American Culture

Literature as comfort food…

Our choices of favorite books, those we go to time and again for pleasure, for solace, for inspiration, for – comfort – may be inexplicable, even to us….

You can bet a certain Mr. Twain will be on the menu of my literary comfort foods…

As I continue my rather too leisurely reading of Walker Percy’s classic The Last Gentleman, I find myself scrambling for an essay topic. Luckily, last week I was helped out by  my friend Sam who insisted, rightly, that I wrote something about the new Harper Lee novel, Go Set a Watchman. Then I ran into an article at The Nation which allowed me to discuss two of the current movements in literary fiction.  That made for another nice essay to allow me more time to finish the Walker Percy – which I didn’t do.

Hence this essay – more dithering until I get back on track writing about items from the 2015 reading list.

I’ve been thinking for a couple of weeks about this issue, literature as intellectual comfort food. In fact, I’ve already decided that for the 2016 reading list will be devoted to a list composed of at least some of my favorite books. As anyone who reads my drivel is aware,  my tastes run to literary fiction. In past years I have also read compendia of scholarly essays, naturalists’ journals, histories, science works, and even children’s books. So here is a list of five of my comfort food books. These will certainly appear in next year’s list where I’ll write about them in more detail, so for now I’ll offer simply brief explanations of why I return to them again and again.

1) The Pickwick Papers – Charles Dickens.  By far my favorite of all Dickens’ works. As a young man, Dickens seems to have had a sunny disposition and appreciation for the ridiculous. The darkened vision and social critique that gradually overcame his later works is nowhere in evidence in this, his first proper novel. If there’s a more endearing odd couple than Mr. Samuel Pickwick and his valet Sam Weller, I have yet to meet them.

2) A Distant Mirror: The Calamitous 14th Century – Barbara Tuchman. A rich, thoughtful history with meticulously good scholarship that reads more like a novel than a history. In times such as ours, Tuchman’s book offers more of the comforts of history than almost any work I could name.

3) Winesburg, Ohio – Sherwood Anderson. Anderson is a figure whose importance to American literature waned for some time but seems to be waxing again. Besides his own work, examinations of American life that rival those of Sinclair Lewis, Anderson was a friend to young writers and boosted the careers of, among others Faulkner and Hemingway. Winesburg, Ohio means much to me as one of my own books owes it a debt.

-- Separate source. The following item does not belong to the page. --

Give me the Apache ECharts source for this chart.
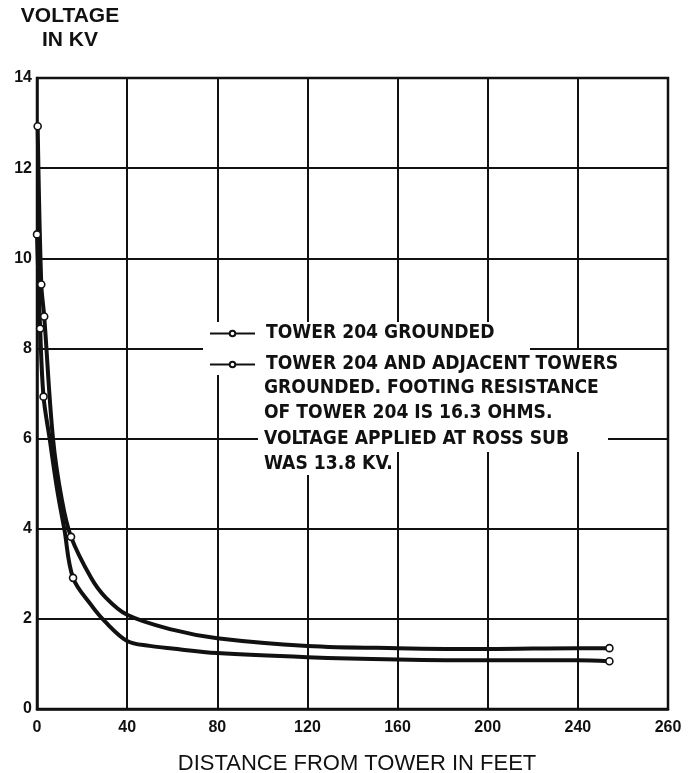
<!DOCTYPE html>
<html><head><meta charset="utf-8">
<script src="https://cdn.jsdelivr.net/npm/echarts@6/dist/echarts.min.js"></script>
<style>html,body{margin:0;padding:0;background:#fff}#c{width:698px;height:773px}</style>
</head><body><div id="c"></div>
<script>
// ---- data ----
const xTickLabels = ['0','40','80','120','160','200','240','260'];
const yTickLabels = ['0','2','4','6','8','10','12','14'];
const seriesNames = ['TOWER 204 GROUNDED', 'TOWER 204 AND ADJACENT TOWERS'];
const legendExtraLines = ['GROUNDED. FOOTING RESISTANCE', 'OF TOWER 204 IS 16.3 OHMS.', 'VOLTAGE APPLIED AT ROSS SUB', 'WAS 13.8 KV.'];
const xTitle = 'DISTANCE FROM TOWER IN FEET';
const yTitle = 'VOLTAGE\nIN KV';

const upperX = [0.3, 1.9, 3.2, 7.1, 11.0, 15.1, 24.0, 30, 40, 60, 80, 120, 160, 200, 240, 254];
const upperY = [12.93, 9.42, 8.71, 6.0, 4.65, 3.82, 2.91, 2.50, 2.09, 1.76, 1.57, 1.40, 1.35, 1.33, 1.35, 1.35];
const upperMarked = [1,1,1,0,0,1,0,0,0,0,0,0,0,0,0,1];

const lowerX = [0, 1.4, 2.9, 5.6, 9.0, 12.1, 16.0, 24.0, 30, 40, 50, 60, 80, 120, 160, 200, 240, 254];
const lowerY = [10.53, 8.44, 6.93, 6.0, 4.85, 4.0, 2.91, 2.31, 1.95, 1.51, 1.40, 1.34, 1.24, 1.15, 1.10, 1.08, 1.08, 1.06];
const lowerMarked = [1,1,1,0,0,0,1,0,0,0,0,0,0,0,0,0,0,1];

// ---- font helpers ----
function hasFont(name){
  const c = document.createElement('canvas').getContext('2d');
  const t = 'TOWER 204 GROUNDED mwil';
  c.font = 'bold 40px monospace'; const a = c.measureText(t).width;
  c.font = 'bold 40px "' + name + '", monospace'; const b = c.measureText(t).width;
  c.font = 'bold 40px serif'; const a2 = c.measureText(t).width;
  c.font = 'bold 40px "' + name + '", serif'; const b2 = c.measureText(t).width;
  return a !== b || a2 !== b2;
}
const narrowCandidates = ['Liberation Sans Narrow', 'DejaVu Sans Condensed', 'Liberation Sans'];
let legendFont = 'Liberation Sans';
for (const f of narrowCandidates) { if (hasFont(f)) { legendFont = f; break; } }
function fitSize(text, family, target){
  const c = document.createElement('canvas').getContext('2d');
  c.font = 'bold 100px "' + family + '"';
  return Math.min(24, 100 * target / c.measureText(text).width);
}
const legendSize = fitSize(legendExtraLines[0], legendFont, 335);

function mkData(xs, ys, marks){
  return xs.map((x, i) => ({ value: [x, ys[i]], symbol: marks[i] ? 'circle' : 'none' }));
}

const INK = '#111';
const chart = echarts.init(document.getElementById('c'), null, {renderer: 'canvas'});
const lineSeries = (name, xs, ys, marks) => ({
  name, type: 'line', data: mkData(xs, ys, marks),
  smooth: 0.35, showAllSymbol: true,
  symbol: 'circle', symbolSize: 7,
  lineStyle: {color: INK, width: 4},
  itemStyle: {color: '#fff', borderColor: INK, borderWidth: 1.6},
  emphasis: {disabled: true}, animation: false, z: 3
});

chart.setOption({
  animation: false,
  backgroundColor: '#fff',
  grid: {left: 37, right: 30, top: 78, bottom: 64, containLabel: false, outerBoundsMode: 'none',
    show: true, borderColor: INK, borderWidth: 2.5, backgroundColor: 'transparent'},
  xAxis: {
    type: 'value', min: 0, max: 280, interval: 40,
    axisLine: {show: true, lineStyle: {color: INK, width: 2.5}},
    axisTick: {show: false},
    splitLine: {show: true, lineStyle: {color: INK, width: 2}},
    axisLabel: {
      margin: 11, color: INK, fontFamily: 'Liberation Sans', fontWeight: 'bold', fontSize: 16,
      formatter: v => xTickLabels[Math.round(v / 40)]
    },
    name: xTitle, nameLocation: 'middle', nameGap: 44,
    nameTextStyle: {color: INK, fontFamily: 'Liberation Sans', fontSize: 22, padding: [0, 0, 0, 9]}
  },
  yAxis: {
    type: 'value', min: 0, max: 14, interval: 2,
    axisLine: {show: true, lineStyle: {color: INK, width: 2.5}},
    axisTick: {show: false},
    splitLine: {show: true, lineStyle: {color: INK, width: 2}},
    axisLabel: {
      margin: 5, color: INK, fontFamily: 'Liberation Sans', fontWeight: 'bold', fontSize: 16,
      formatter: v => yTickLabels[Math.round(v / 2)]
    },
    name: yTitle, nameLocation: 'end', nameGap: 26,
    nameTextStyle: {color: INK, fontFamily: 'Liberation Sans', fontWeight: 'bold', fontSize: 21, lineHeight: 24,
      align: 'center', verticalAlign: 'bottom', padding: [0, 0, 0, 66]}
  },
  legend: {
    orient: 'vertical', left: 209, top: 321, padding: 0, itemGap: 6,
    itemWidth: 45, itemHeight: 7, selectedMode: false, z: 20,
    textStyle: {color: INK, fontFamily: legendFont, fontWeight: 'bold', fontSize: legendSize, lineHeight: 25, padding: [0, 0, 0, 6]},
    data: seriesNames
  },
  graphic: [
    {type: 'rect', z: 10, shape: {x: 203, y: 322, width: 327, height: 28}, style: {fill: '#fff'}},
    {type: 'rect', z: 10, shape: {x: 203, y: 350, width: 410, height: 25}, style: {fill: '#fff'}},
    {type: 'rect', z: 10, shape: {x: 258, y: 375, width: 350, height: 77}, style: {fill: '#fff'}},
    {type: 'rect', z: 10, shape: {x: 258, y: 452, width: 124, height: 23}, style: {fill: '#fff'}},
    {type: 'text', z: 20, left: 264, top: 375,
      style: {text: legendExtraLines.join('\n'), fill: INK, fontFamily: legendFont, fontWeight: 'bold', fontSize: legendSize, lineHeight: 25.5}}
  ],
  series: [
    lineSeries(seriesNames[0], upperX, upperY, upperMarked),
    lineSeries(seriesNames[1], lowerX, lowerY, lowerMarked)
  ]
});
</script>
</body></html>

4) Kings and Things – H.E. Marshall. This children’s history of England (roughly as accurate as history as, say, Geoffrey of Monmouth’s work) is, despite its limitations as history, a rollicking good read for any child aged 8 and up. Ms. Marshall’s treatments of Hengist and Horsa, Canute vs. the ocean waves,  and how the Black Prince obtained the crest and motto used by all Princes of Wales are just the sort of stuff any kid would love.

5) The Adventures of Tom Sawyer – Mark Twain. I know, I know. Huckleberry Finn is the greater book. But while I admire, respect, and appreciate Huck, I love Tom. He’s a guy with more imagination than perhaps good sense, but he loves life and does his best to live it with zest. One could choose a poorer role model.

Bonus: Rivers Parting – Shirley Barker. I have mentioned this wonderful historical novel before, but I add it here simply because it’s a well written book by a talented poet whose career was stunted by Robert Frost. Our consolation, if not hers, is that she wrote some lovely historical novels such as this one.

So that’s a sample of my comfort food reading. I encourage one and all to offer examples of their own literary comfort food in the comments area. What books do you go to when you need to refuel?